• _TASK TO COMPLETE_
Write out the material again word for word, dropping any images it holds.

• _DATA LINES_
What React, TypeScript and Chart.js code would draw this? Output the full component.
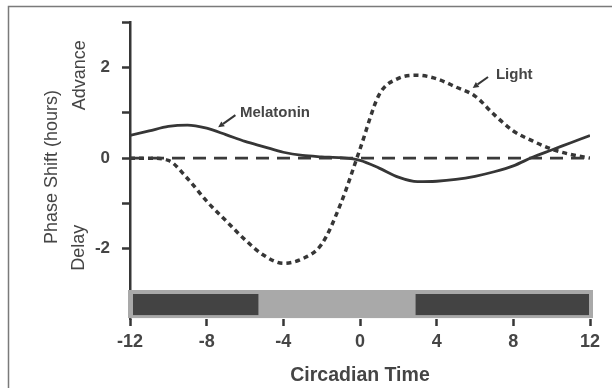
import React, { useEffect, useRef } from "react";
import { Chart, registerables } from "chart.js";

Chart.register(...registerables);

// Circadian time (hours)
const circadianTime = [-12, -11, -10, -9, -8, -7, -6, -5, -4, -3, -2, -1, 0, 1, 2, 3, 4, 5, 6, 7, 8, 9, 10, 11, 12];
// Phase shift (hours)
const melatoninShift = [0.5, 0.6, 0.7, 0.73, 0.66, 0.52, 0.37, 0.25, 0.13, 0.06, 0.03, 0.01, -0.05, -0.22, -0.42, -0.52, -0.51, -0.47, -0.4, -0.3, -0.17, 0.02, 0.18, 0.34, 0.5];
const lightShift = [0, 0, -0.05, -0.45, -0.95, -1.38, -1.8, -2.15, -2.32, -2.22, -1.9, -1.0, 0.2, 1.4, 1.76, 1.83, 1.75, 1.57, 1.37, 0.96, 0.6, 0.38, 0.2, 0.08, 0];
const xTicks = [-12, -8, -4, 0, 4, 8, 12];
const yTicks = [-2, -1, 0, 1, 2, 3];
const yLabeled = [-2, 0, 2];
// Dark (night) periods on the light/dark bar, in circadian time
const darkPeriods: [number, number][] = [[-12, -5.3], [2.9, 12]];
const barSpan: [number, number] = [-12, 12];

const FONT = "'Liberation Sans', Arial, Helvetica, sans-serif";
const TEXT = "#454545";
const INK = "#363636";

const overlay = {
  id: "overlay",
  afterDraw(chart: any) {
    const ctx = chart.ctx as CanvasRenderingContext2D;
    const xs = chart.scales.x;
    const ys = chart.scales.y;
    const px = (v: number) => xs.getPixelForValue(v);
    const py = (v: number) => ys.getPixelForValue(v);
    ctx.save();

    // frame
    ctx.strokeStyle = "#7a7a7a";
    ctx.lineWidth = 1.5;
    ctx.beginPath();
    ctx.moveTo(8.5, 388);
    ctx.lineTo(8.5, 6.5);
    ctx.lineTo(612, 6.5);
    ctx.stroke();

    // light/dark bar
    const top = py(-2.91);
    const bot = py(-3.53);
    const L = px(barSpan[0]) - 2;
    const R = px(barSpan[1]) + 3;
    ctx.fillStyle = "#a9a9a9";
    ctx.fillRect(L, top, R - L, bot - top);
    ctx.fillStyle = "#434343";
    for (const [s, e] of darkPeriods) {
      const a = Math.max(px(s), L + 5);
      const b = Math.min(px(e), R - 4);
      ctx.fillRect(a, top + 4, b - a, bot - top - 7);
    }

    // rotated y texts
    const rot = (text: string, cx: number, cy: number, font: string) => {
      ctx.save();
      ctx.translate(cx, cy);
      ctx.rotate(-Math.PI / 2);
      ctx.font = font;
      ctx.fillStyle = TEXT;
      ctx.textAlign = "center";
      ctx.textBaseline = "middle";
      ctx.fillText(text, 0, 0);
      ctx.restore();
    };
    rot("Phase Shift (hours)", 52, 167, `18px ${FONT}`);
    rot("Advance", 80, py(1.83), `18px ${FONT}`);
    rot("Delay", 79, py(-1.98), `18px ${FONT}`);

    // x title
    ctx.font = `bold 19.5px ${FONT}`;
    ctx.fillStyle = TEXT;
    ctx.textAlign = "center";
    ctx.textBaseline = "middle";
    ctx.fillText("Circadian Time", (chart.chartArea.left + chart.chartArea.right) / 2, 376);

    // annotations
    const arrow = (x1: number, y1: number, x2: number, y2: number) => {
      ctx.strokeStyle = INK;
      ctx.fillStyle = INK;
      ctx.lineWidth = 2;
      const ang = Math.atan2(y2 - y1, x2 - x1);
      const hl = 6;
      const bx = x2 - hl * Math.cos(ang);
      const by = y2 - hl * Math.sin(ang);
      ctx.beginPath();
      ctx.moveTo(x1, y1);
      ctx.lineTo(bx, by);
      ctx.stroke();
      ctx.beginPath();
      ctx.moveTo(x2, y2);
      ctx.lineTo(bx + 3 * Math.sin(ang), by - 3 * Math.cos(ang));
      ctx.lineTo(bx - 3 * Math.sin(ang), by + 3 * Math.cos(ang));
      ctx.closePath();
      ctx.fill();
    };
    arrow(px(-6.5), py(0.95), px(-7.4), py(0.68));
    arrow(px(6.68), py(1.79), px(5.88), py(1.55));
    ctx.font = `bold 15px ${FONT}`;
    ctx.fillStyle = TEXT;
    ctx.textAlign = "left";
    ctx.textBaseline = "middle";
    ctx.fillText("Melatonin", px(-6.26), py(0.99));
    ctx.fillText("Light", px(7.09), py(1.84));

    ctx.restore();
  },
};

export default function App() {
  const ref = useRef<HTMLCanvasElement | null>(null);
  useEffect(() => {
    if (!ref.current) return;
    const chart = new Chart(ref.current, {
      type: "line",
      data: {
        datasets: [
          {
            label: "zero",
            data: [{ x: -12, y: 0 }, { x: 12, y: 0 }],
            borderColor: "#3a3a3a",
            borderWidth: 2.8,
            borderDash: [13, 8],
            pointRadius: 0,
          },
          {
            label: "Melatonin",
            data: circadianTime.map((t, i) => ({ x: t, y: melatoninShift[i] })),
            borderColor: INK,
            borderWidth: 2.8,
            pointRadius: 0,
            cubicInterpolationMode: "monotone",
          },
          {
            label: "Light",
            data: circadianTime.map((t, i) => ({ x: t, y: lightShift[i] })),
            borderColor: INK,
            borderWidth: 3.5,
            borderDash: [5, 4],
            borderCapStyle: "butt",
            pointRadius: 0,
            cubicInterpolationMode: "monotone",
          },
        ],
      },
      options: {
        animation: false,
        responsive: false,
        layout: { padding: { top: 22, right: 22, left: 0, bottom: 0 } },
        plugins: { legend: { display: false }, tooltip: { enabled: false } },
        scales: {
          x: {
            type: "linear",
            min: -12,
            max: 12,
            afterBuildTicks: (s: any) => {
              s.ticks = xTicks.map((v) => ({ value: v }));
            },
            afterFit: (s: any) => {
              s.height = 69;
            },
            border: { display: false },
            grid: { drawOnChartArea: false, tickLength: 7, tickColor: INK, tickWidth: 2.5 },
            ticks: {
              font: { family: FONT, size: 18, weight: "bold" },
              color: TEXT,
              padding: 5,
              maxRotation: 0,
              callback: (v: any) => String(v),
            },
          },
          y: {
            type: "linear",
            min: -3.55,
            max: 3,
            afterBuildTicks: (s: any) => {
              s.ticks = yTicks.map((v) => ({ value: v }));
            },
            afterFit: (s: any) => {
              s.width = 130;
            },
            border: { display: true, color: INK, width: 2.5 },
            grid: { drawOnChartArea: false, tickLength: 8, tickColor: INK, tickWidth: 2.5 },
            ticks: {
              font: { family: FONT, size: 17, weight: "bold" },
              color: TEXT,
              padding: 12,
              callback: (v: any) => (yLabeled.includes(Number(v)) ? String(v) : ""),
            },
          },
        },
      },
      plugins: [overlay],
    } as any);
    return () => chart.destroy();
  }, []);
  return (
    <div style={{ position: "fixed", left: 0, top: 0, width: 612, height: 388, background: "#fff" }}>
      <canvas ref={ref} width={612} height={388} style={{ display: "block" }} />
    </div>
  );
}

• _REPLY_
What React, TypeScript and Chart.js code would draw this? Output the full component.
import React, { useEffect, useRef } from "react";
import { Chart, registerables } from "chart.js";

Chart.register(...registerables);

// Circadian time (hours)
const circadianTime = [-12, -11, -10, -9, -8, -7, -6, -5, -4, -3, -2, -1, 0, 1, 2, 3, 4, 5, 6, 7, 8, 9, 10, 11, 12];
// Phase shift (hours)
const melatoninShift = [0.5, 0.6, 0.7, 0.73, 0.66, 0.52, 0.37, 0.25, 0.13, 0.06, 0.03, 0.01, -0.05, -0.22, -0.42, -0.52, -0.51, -0.47, -0.4, -0.3, -0.17, 0.02, 0.18, 0.34, 0.5];
const lightShift = [0, 0, -0.05, -0.45, -0.95, -1.38, -1.8, -2.15, -2.32, -2.22, -1.9, -1.0, 0.2, 1.4, 1.76, 1.83, 1.75, 1.57, 1.37, 0.96, 0.6, 0.38, 0.2, 0.08, 0];
const xTicks = [-12, -8, -4, 0, 4, 8, 12];
const yTicks = [-2, -1, 0, 1, 2, 3];
const yLabeled = [-2, 0, 2];
// Dark (night) periods on the light/dark bar, in circadian time
const darkPeriods: [number, number][] = [[-12, -5.3], [2.9, 12]];
const barSpan: [number, number] = [-12, 12];

const FONT = "'Liberation Sans', Arial, Helvetica, sans-serif";
const TEXT = "#454545";
const INK = "#363636";

const overlay = {
  id: "overlay",
  afterDraw(chart: any) {
    const ctx = chart.ctx as CanvasRenderingContext2D;
    const xs = chart.scales.x;
    const ys = chart.scales.y;
    const px = (v: number) => xs.getPixelForValue(v);
    const py = (v: number) => ys.getPixelForValue(v);
    ctx.save();

    // frame
    ctx.strokeStyle = "#7a7a7a";
    ctx.lineWidth = 1.5;
    ctx.beginPath();
    ctx.moveTo(8.5, 388);
    ctx.lineTo(8.5, 6.5);
    ctx.lineTo(612, 6.5);
    ctx.stroke();

    // light/dark bar
    const top = py(-2.91);
    const bot = py(-3.53);
    const L = px(barSpan[0]) - 2;
    const R = px(barSpan[1]) + 3;
    ctx.fillStyle = "#a9a9a9";
    ctx.fillRect(L, top, R - L, bot - top);
    ctx.fillStyle = "#434343";
    for (const [s, e] of darkPeriods) {
      const a = Math.max(px(s), L + 5);
      const b = Math.min(px(e), R - 4);
      ctx.fillRect(a, top + 4, b - a, bot - top - 7);
    }

    // rotated y texts
    const rot = (text: string, cx: number, cy: number, font: string) => {
      ctx.save();
      ctx.translate(cx, cy);
      ctx.rotate(-Math.PI / 2);
      ctx.font = font;
      ctx.fillStyle = TEXT;
      ctx.textAlign = "center";
      ctx.textBaseline = "middle";
      ctx.fillText(text, 0, 0);
      ctx.restore();
    };
    rot("Phase Shift (hours)", 52, 167, `18px ${FONT}`);
    rot("Advance", 80, py(1.83), `18px ${FONT}`);
    rot("Delay", 79, py(-1.98), `18px ${FONT}`);

    // x title
    ctx.font = `bold 19.5px ${FONT}`;
    ctx.fillStyle = TEXT;
    ctx.textAlign = "center";
    ctx.textBaseline = "middle";
    ctx.fillText("Circadian Time", (chart.chartArea.left + chart.chartArea.right) / 2, 376);

    // annotations
    const arrow = (x1: number, y1: number, x2: number, y2: number) => {
      ctx.strokeStyle = INK;
      ctx.fillStyle = INK;
      ctx.lineWidth = 2;
      const ang = Math.atan2(y2 - y1, x2 - x1);
      const hl = 6;
      const bx = x2 - hl * Math.cos(ang);
      const by = y2 - hl * Math.sin(ang);
      ctx.beginPath();
      ctx.moveTo(x1, y1);
      ctx.lineTo(bx, by);
      ctx.stroke();
      ctx.beginPath();
      ctx.moveTo(x2, y2);
      ctx.lineTo(bx + 3 * Math.sin(ang), by - 3 * Math.cos(ang));
      ctx.lineTo(bx - 3 * Math.sin(ang), by + 3 * Math.cos(ang));
      ctx.closePath();
      ctx.fill();
    };
    arrow(px(-6.5), py(0.95), px(-7.4), py(0.68));
    arrow(px(6.68), py(1.79), px(5.88), py(1.55));
    ctx.font = `bold 15px ${FONT}`;
    ctx.fillStyle = TEXT;
    ctx.textAlign = "left";
    ctx.textBaseline = "middle";
    ctx.fillText("Melatonin", px(-6.26), py(0.99));
    ctx.fillText("Light", px(7.09), py(1.84));

    ctx.restore();
  },
};

export default function App() {
  const ref = useRef<HTMLCanvasElement | null>(null);
  useEffect(() => {
    if (!ref.current) return;
    const chart = new Chart(ref.current, {
      type: "line",
      data: {
        datasets: [
          {
            label: "zero",
            data: [{ x: -12, y: 0 }, { x: 12, y: 0 }],
            borderColor: "#3a3a3a",
            borderWidth: 2.8,
            borderDash: [13, 8],
            pointRadius: 0,
          },
          {
            label: "Melatonin",
            data: circadianTime.map((t, i) => ({ x: t, y: melatoninShift[i] })),
            borderColor: INK,
            borderWidth: 2.8,
            pointRadius: 0,
            cubicInterpolationMode: "monotone",
          },
          {
            label: "Light",
            data: circadianTime.map((t, i) => ({ x: t, y: lightShift[i] })),
            borderColor: INK,
            borderWidth: 3.5,
            borderDash: [5, 4],
            borderCapStyle: "butt",
            pointRadius: 0,
            cubicInterpolationMode: "monotone",
          },
        ],
      },
      options: {
        animation: false,
        responsive: false,
        layout: { padding: { top: 22, right: 22, left: 0, bottom: 0 } },
        plugins: { legend: { display: false }, tooltip: { enabled: false } },
        scales: {
          x: {
            type: "linear",
            min: -12,
            max: 12,
            afterBuildTicks: (s: any) => {
              s.ticks = xTicks.map((v) => ({ value: v }));
            },
            afterFit: (s: any) => {
              s.height = 69;
            },
            border: { display: false },
            grid: { drawOnChartArea: false, tickLength: 7, tickColor: INK, tickWidth: 2.5 },
            ticks: {
              font: { family: FONT, size: 18, weight: "bold" },
              color: TEXT,
              padding: 5,
              maxRotation: 0,
              callback: (v: any) => String(v),
            },
          },
          y: {
            type: "linear",
            min: -3.55,
            max: 3,
            afterBuildTicks: (s: any) => {
              s.ticks = yTicks.map((v) => ({ value: v }));
            },
            afterFit: (s: any) => {
              s.width = 130;
            },
            border: { display: true, color: INK, width: 2.5 },
            grid: { drawOnChartArea: false, tickLength: 8, tickColor: INK, tickWidth: 2.5 },
            ticks: {
              font: { family: FONT, size: 17, weight: "bold" },
              color: TEXT,
              padding: 12,
              callback: (v: any) => (yLabeled.includes(Number(v)) ? String(v) : ""),
            },
          },
        },
      },
      plugins: [overlay],
    } as any);
    return () => chart.destroy();
  }, []);
  return (
    <div style={{ position: "fixed", left: 0, top: 0, width: 612, height: 388, background: "#fff" }}>
      <canvas ref={ref} width={612} height={388} style={{ display: "block" }} />
    </div>
  );
}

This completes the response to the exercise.